Il devient chaque jour plus fou et plus déraisonnable dans sa conduite, n'écoutant aucun conseil, et ne faisant rien que par caprice ou par passion. Il s'est mis dans un grand embarras d'affaires et de procez pour faire de la peine aux Jésuites, et depuis trois semaines il s'est mis dans la tête de faire pendre un curé. Celui d'une paroisse voisine de Fernex ayant apris un soir que trois hommes soupoient chez une femme de sa paroisse, y alla avec quatre païsans armez de bâtons, et laissa un des hommes sur le carreau très dangereusement blessé.
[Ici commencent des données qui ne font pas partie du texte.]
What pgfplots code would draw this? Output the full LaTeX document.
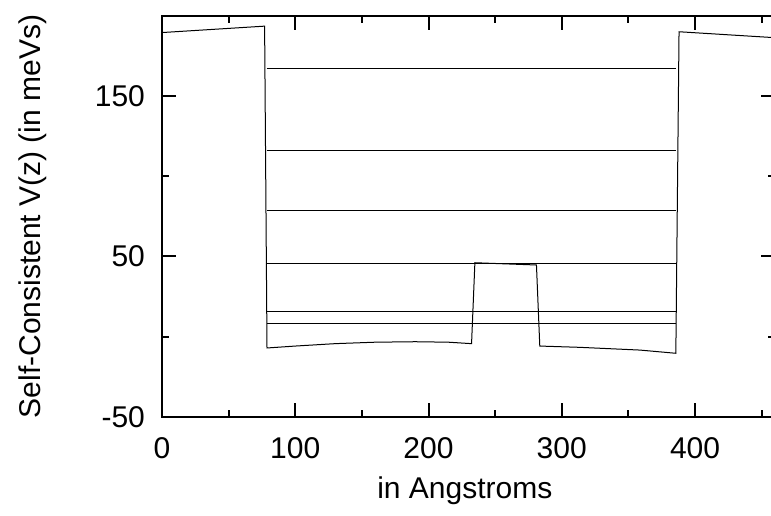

Il n'en est pas mort mais il n'est pas encor guéri. Le Père du blessé, Horloger au grand Saconai, poussé par Voltaire, a demandé justice à Gex. Voltaire à écrit à Dijon, à Anneci, et s'est trop montré l'instigateur du plaignant, toute la Pretraille et tout Gex sont pour le Curé, vraisemblablement l'information ne sera pas concluante contre lui. Les païsans ont pris la fuite. Cependant on a fait de toutes parts des promesses et des menaces à l'horloger pour qu'il s'accomode et cesse sa poursuite, il est quelquefois intimidé et prêt à se rendre. Voltaire est incessamment à ses trousses pour lui donner du courage. Hier cet homme lui disoit, mais Monsieur ils m'assassineront. Hé tant mieux dit Volt., c'est alors que nous aurions beau jeu contre ces Prêtres….
Adieu, mes très chers amis, j'ai les bouts des doigts gelez, mais mon cœur est chaud comme braise pour vous.